Fiscal Regimes


5. Royalties: Simple, but not neutral or progressive

Royalties are fees paid as compensation for the loss of a resource owned by the state. In most nations, legal ownership of mineral and petroleum resources belong to the state. They are solely an extractive-related revenue stream, typically based on either a percentage of the export price (ad valorem or added value) or a unit of production i.e. USD per tonne/barrel.

As royalties are applied to all production and are not directly related to the profitability of the project, they are a serious cost of doing business to investors.

The advantages for government stem from:

1. Their dependability as a revenue stream;

2. The timeliness of revenues since they commence immediately after production starts;

3. The administrative ease in calculating and collecting them.

However, because they increase the cost of doing business, royalties do not offer neutrality and can deter companies from investing. Additionally, they are not a particularly progressive fiscal instrument as by their nature they do not vary in direct connection with profits. That said, because they are based on production and prices, they are sensitive to the factors which can drive profits.

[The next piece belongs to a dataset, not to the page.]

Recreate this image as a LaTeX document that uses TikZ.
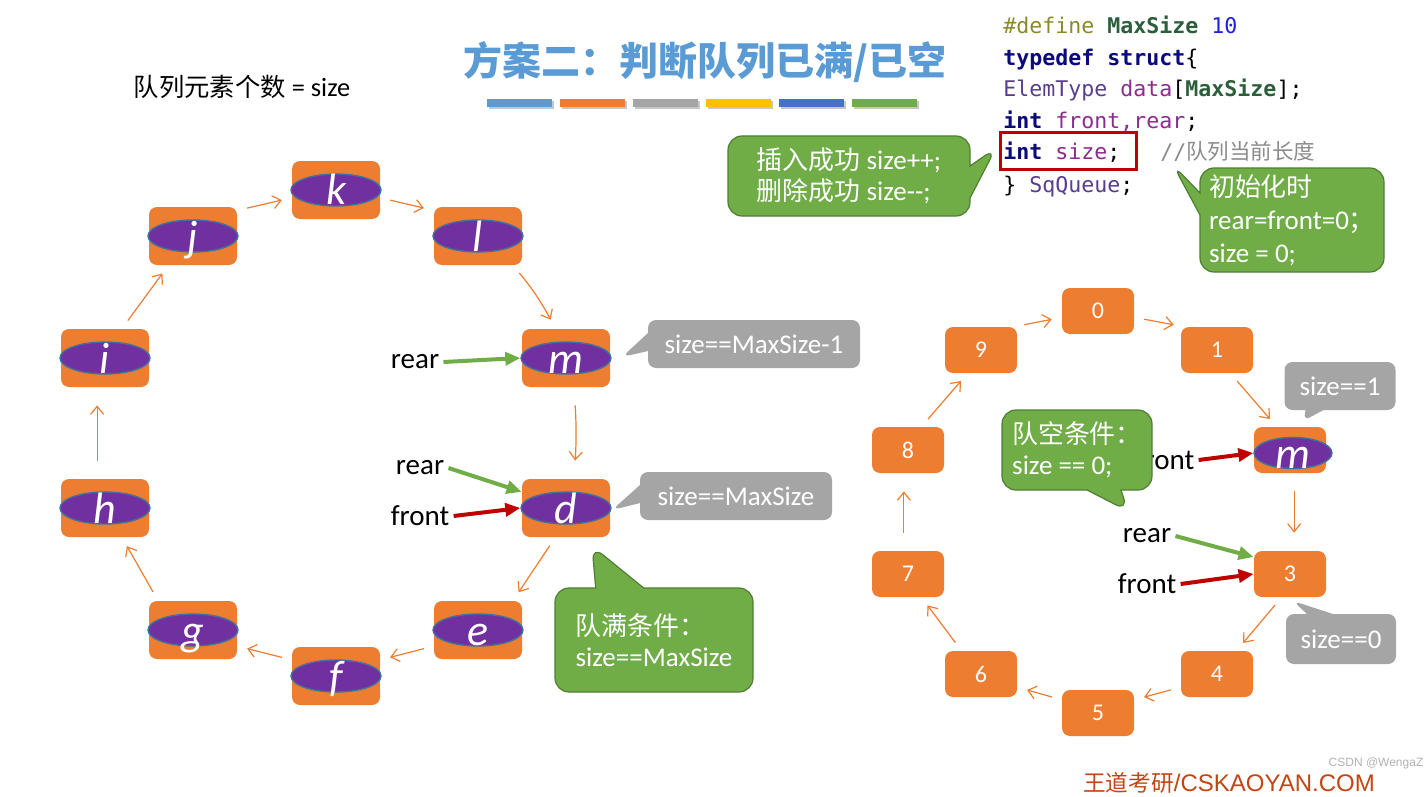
\documentclass[tikz,border=0pt]{standalone}
\usepackage{fontspec}
\setmainfont{Carlito}
\setmonofont{DejaVu Sans Mono}
\newfontfamily\cjk[Scale=0.96]{Noto Sans CJK SC}
\newfontfamily\webfont{Liberation Sans}
\usetikzlibrary{arrows.meta,shapes.geometric,shapes.callouts}
\definecolor{qorange}{HTML}{ED7D31}
\definecolor{qpurple}{HTML}{7030A0}
\definecolor{qedge}{HTML}{41719C}
\definecolor{qgray}{HTML}{A5A5A5}
\definecolor{qgreen}{HTML}{70AD47}
\definecolor{qgreenline}{HTML}{507E32}
\definecolor{qred}{HTML}{C00000}
\definecolor{qtitle}{HTML}{5B9BD5}
\definecolor{qgold}{HTML}{FFC000}
\definecolor{qblue}{HTML}{4472C4}
\definecolor{qbrand}{HTML}{C24614}
\definecolor{cdef}{HTML}{8A8A2A}
\definecolor{cname}{HTML}{2B5E3B}
\definecolor{cnum}{HTML}{1F1FE0}
\definecolor{ckw}{HTML}{0A0A7A}
\definecolor{ctype}{HTML}{5A3E8E}
\definecolor{cvar}{HTML}{8B2D8B}
\definecolor{ccmt}{HTML}{8C8C8C}

\begin{document}
\begin{tikzpicture}[x=0.5pt, y=-0.5pt, >={Straight Barb[length=4pt,width=6.5pt]},
  cell/.style={rectangle, rounded corners=4pt, fill=qorange, minimum width=44pt,
    minimum height=29pt, inner sep=0pt},
  slot/.style={rectangle, rounded corners=4pt, fill=qorange, minimum width=36pt,
    minimum height=23pt, inner sep=0pt, text=white, font=\fontsize{12}{12}\selectfont},
  elem/.style={ellipse, fill=qpurple, draw=qedge, line width=0.7pt, minimum width=45pt,
    minimum height=16pt, inner xsep=0pt, inner ysep=-2pt, text height=15pt, text depth=0pt,
    text=white, font=\itshape\fontsize{22}{22}\selectfont},
  link/.style={->, draw=qorange, line width=0.6pt, shorten <=5pt, shorten >=5pt},
  longlink/.style={link, shorten <=9pt, shorten >=9pt},
  ptr/.style={-{Triangle[length=7.5pt,width=6.5pt]}, line width=2pt},
  tag/.style={font=\fontsize{14.5}{14.5}\selectfont, inner sep=2pt},
  code/.style={anchor=base west, inner sep=0pt, font=\ttfamily\fontsize{10.8}{13}\selectfont},
  greynote/.style={rectangle callout, fill=qgray, text=white, rounded corners=4pt,
    inner sep=0pt, callout pointer width=9pt, font=\fontsize{13.5}{16}\selectfont},
  greennote/.style={rectangle callout, fill=qgreen, draw=qgreenline, line width=0.6pt,
    text=white, rounded corners=7pt, inner sep=0pt, align=left,
    font=\fontsize{13.5}{15.5}\selectfont}]

  \useasboundingbox (0,0) rectangle (1424,797);
  \fill[white] (0,0) rectangle (1424,797);

  % title with the colour bars
  \node[text=qtitle, font=\cjk\bfseries\fontsize{20.3}{20.3}\selectfont] (title) at (705,62)
    {方案二：判断队列已满/已空};
  \foreach \c [count=\k from 0] in {qtitle,qorange,qgray,qgold,qblue,qgreen}{
    \fill[black!22] (489+73*\k,101) rectangle ++(65,8);
    \fill[\c] (487+73*\k,99) rectangle ++(65,8);
  }
  \node[font=\fontsize{13.2}{13.2}\selectfont] (count) at (242,87) {{\cjk 队列元素个数} = size};

  % struct definition
  \node[code] (code1) at (1003,34) {{\color{cdef}\#define} {\bfseries\color{cname}MaxSize} {\color{cnum}10}};
  \node[code] (code2) at (1003,66) {{\bfseries\color{ckw}typedef struct}\{};
  \node[code] (code3) at (1003,97) {{\color{ctype}ElemType} {\color{cvar}data}[{\bfseries\color{cname}MaxSize}];};
  \node[code] (code4) at (1003,129) {{\bfseries\color{ckw}int} {\color{cvar}front,rear};};
  \node[code] (code5) at (1003,160) {{\bfseries\color{ckw}int} {\color{cvar}size};};
  \node[code, text=ccmt] (cmt) at (1160,160) {//{\cjk\fontsize{11.2}{13}\selectfont 队列当前长度}};
  \node[code] (code6) at (1003,192) {\} {\color{ctype}SqQueue};};
  \node[draw=qred, line width=1.5pt, minimum width=68pt, minimum height=18pt, inner sep=0pt]
    (hl) at (1068,151) {};

  % full queue: the ring of elements
  \foreach \ltr/\px/\py in {k/336/190, j/193/236, l/478/236, i/105/358, m/566/358,
      h/105/508, d/566/508, g/193/630, e/478/630, f/336/676}{
    \node[cell] (\ltr) at (\px,\py) {};
    \node[elem] (e\ltr) at (\ltr) {\ltr};
  }
  \draw[link] (j.30) -- (k.190);
  \draw[link] (k.-10) -- (l.150);
  \draw[link] (l.-40) to[bend left=6] (m.110);
  \draw[longlink] (m.-75) to[bend left=4] (d.75);
  \draw[link] (d.-110) -- (e.40);
  \draw[link] (e.200) -- (f.20);
  \draw[link] (f.160) -- (g.-20);
  \draw[link] (g.140) -- (h.-60);
  \draw[longlink] (h.105) -- (i.-105);
  \draw[link] (i.60) -- (j.-130);

  \node[tag] (rearM) at (415,362) {rear};
  \node[tag] (rearD) at (420,468) {rear};
  \node[tag] (frontD) at (420,516) {front};
  \draw[ptr, qgreen] (rearM.east) -- (em.west);
  \draw[ptr, qgreen] (rearD.east) -- (d.160);
  \draw[ptr, qred] (frontD.east) -- (ed.west);

  % empty queue: slots 0..9
  \foreach \ltr/\px/\py in {0/1098/311, 1/1217/350, 3/1290/574, 4/1217/674, 5/1098/713,
      6/981/674, 7/908/574, 8/908/450, 9/981/350}{
    \node[slot] (s\ltr) at (\px,\py) {\ltr};
  }
  \node[slot] (s2) at (1290,450) {};
  \node[elem, minimum width=39pt, minimum height=15pt] (em2) at (1293,453) {m};
  \draw[link] (s9.35) -- (s0.190);
  \draw[link] (s0.-10) -- (s1.145);
  \draw[link] (s1.-60) -- (s2.120);
  \draw[longlink] (s2.-80) -- (s3.80);
  \draw[link] (s3.-110) -- (s4.50);
  \draw[link] (s4.200) -- (s5.20);
  \draw[link] (s5.160) -- (s6.-20);
  \draw[link] (s6.130) -- (s7.-60);
  \draw[longlink] (s7.100) -- (s8.-100);
  \draw[link] (s8.60) -- (s9.-120);

  \node[tag] (front2) at (1165,460) {front};
  \node[tag] (rear3) at (1147,536) {rear};
  \node[tag] (front3) at (1147,584) {front};
  \draw[ptr, qred] (front2.east) -- (em2.west);
  \draw[ptr, qgreen] (rear3.east) -- (s3.155);
  \draw[ptr, qred] (front3.east) -- (s3.west);

  % callouts
  \node[greynote, minimum width=106pt, minimum height=24pt,
    callout absolute pointer={(622,357)}] (nearfull) at (754,344) {size==MaxSize-1};
  \node[greynote, minimum width=96pt, minimum height=24pt,
    callout absolute pointer={(612,510)}] (isfull) at (736,496) {size==MaxSize};
  \node[greynote, minimum width=55.5pt, minimum height=24pt,
    callout absolute pointer={(1303,421)}] (sizeone) at (1340,386) {size==1};
  \node[greynote, minimum width=55pt, minimum height=25pt, callout pointer width=13pt,
    callout absolute pointer={(1293,601)}] (sizezero) at (1341,639) {size==0};

  \node[greennote, minimum width=121pt, minimum height=40pt, callout pointer width=16pt,
    callout absolute pointer={(996,148)}] (update) at (849,176)
    {{\cjk 插入成功} size++;\\{\cjk 删除成功} size-{}-;};
  \node[greennote, minimum width=92pt, minimum height=52pt, callout pointer width=11pt,
    font=\fontsize{13.5}{16.5}\selectfont,
    callout absolute pointer={(1173,165)}] (init) at (1292,220)
    {{\cjk 初始化时}\\rear=front=0{\cjk ；}\\size = 0;};
  \node[greennote, minimum width=99pt, minimum height=52pt, callout pointer width=24pt,
    callout absolute pointer={(592,546)}] (fullcond) at (654,640)
    {{\cjk 队满条件：}\\size==MaxSize};
  \node[greennote, minimum width=75pt, minimum height=40pt, callout pointer width=17pt,
    callout absolute pointer={(1128,511)}] (emptycond) at (1077,450)
    {{\cjk 队空条件：}\\size == 0;};

  % footer
  \node[text=qbrand, font=\fontsize{12}{12}\selectfont] (brand) at (1229,783)
    {{\cjk\fontsize{11.8}{12}\selectfont 王道考研}{\webfont /CSKAOYAN.COM}};
  \node[text=black!30, font=\webfont\fontsize{6}{6}\selectfont] (wm) at (1376,763) {CSDN @WengaZ};
\end{tikzpicture}
\end{document}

For the reasons above, royalties are a fiscal instrument used in almost all extractive projects, but rates are generally modest. Adjustments made to align royalties more with profits (i.e. enhance progressivity) include variable rate royalties whereby rates can be adjusted to reflect changes in prices or profitability according to an agreed formula.

Royalties can also be aligned to other characteristics, e.g. water depth for offshore oil or gas or mineral type. Governments do this to account for differences in the cost of doing business in more challenging physical environments or economic differences between different minerals. Complicating the fiscal regime often reduces administrative ease for both government and industry.